Talks sometimes collapse because each side lacks trust in the other's competence and good intentions

All well and good. But is it true? And what exactly does trust mean in these contexts? It’s not easy to pin that down.

When you say “I trust you, Donald!” you’re expressing a complex combination of thoughts about how you see Donald ‘as a person’ now, and about how you believe Donald will behave in future. You’re also offering your view on your relationship with Donald (and thereby saying something about yourself). Of course, you may be lying and not trust Donald at all, but want to tell him that you do.

Think about buying a car and the assumptions lurking under the surface, especially for the buyer. Does the seller have the legal right to sell the car? Is the car in its advertised condition? Has it had an undisclosed crash? Is the mileage accurate? Will the seller deliver this specific car once the money is paid? The seller too must be careful. Does the buyer have the money? Will it be paid when the car is handed over?

The negotiating here is about the final cost of the car, but also all about distributing the risk of things going wrong. Some risks are managed by ‘trust’; others by warranties in the contract and by the shared thought that if it all goes awry there’s the option of legal action. Indeed, the courts take off the table over-reliance on personal trust: you’re held to your promises, and that’s that.

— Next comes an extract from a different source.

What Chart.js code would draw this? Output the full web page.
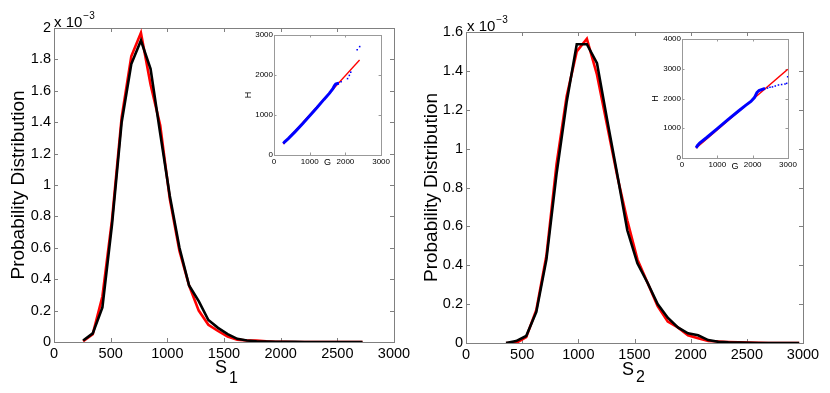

Diplomacy is very different. There’s no easy resort to litigation if promises aren’t kept. Personal trust (aka ‘chemistry’) between leaders is interesting, but not that significant.

Leader X and leader Y enjoys each other’s company, and they have made good progress by cooperating closely. Yet leader X knows that leader Y’s priority of priorities is to stay in power. If leader Y decides the best way to stay in power is to step back from leader X, or even to ignore or drop agreements and understandings with leader X, so be it. No hard feelings on either side.

One prominent example of leaders talking about trusting each other came in 2001, when newly elected US President G W Bush and Russia’s President Putin met in Slovenia. At their joint press conference President Bush delivered some striking words:

I looked the man in the eye. I found him very straightforward and trustworthy … I was able to get a sense of his soul.”

This sounds ridiculous today. Yet it made sense for Bush to say that, either because he meant it or even if he didn’t believe it. His aim at the summit was to start to build a personal relationship with Putin to tackle complicated global issues in a new spirit of hard-headed partnership. Some expressions of private trust were useful, but not essential.

In other words, in diplomacy things get agreed even though there is little or no trust between the parties. It may even happen because there’s no trust: all concerned dislike the current situation and see advantages in striking a deal to try something new.

Especially when issues are especially sensitive for all sides (notably on arms control or security issues), active deep mistrust in the other side’s intentions is managed by intense technical verification on the ground. This plays out in extended haggling first over the rules for access to key sites under strict conditions, and then over what that means in practice once the deal is struck. See the Iran and North Korea examples passim.

Personal relations between leaders can be subtle. After the Soviet Union collapsed, UK Foreign Secretary Douglas Hurd made a real effort to work closely with Russia’s youthful new Foreign Minister, Andrei Kozyrev. Kozyrev stressed to Hurd that he wanted their relationship to be based on one simple principle: No surprises! Kozyrev was on to something important in the way trust works in diplomacy at the top levels. For any leader, coming across to friend and foe alike as weak is ruinous.

Suppose leader X makes a show of working closely with leader Y. Leader Y then does something cutting across leader X’s policies, but does not tip off leader X in advance. Leader X looks like a lemon if it emerges that s/he found out about leader Y’s move through the newspapers. Loser!

Conclusion?

When you hear experts proclaiming the central role of trust in negotiation, don’t trust them. Examine what’s really going on. What’s at stake and for whom? How are they spreading the risks of unintended failure or malevolent jiggery-pokery?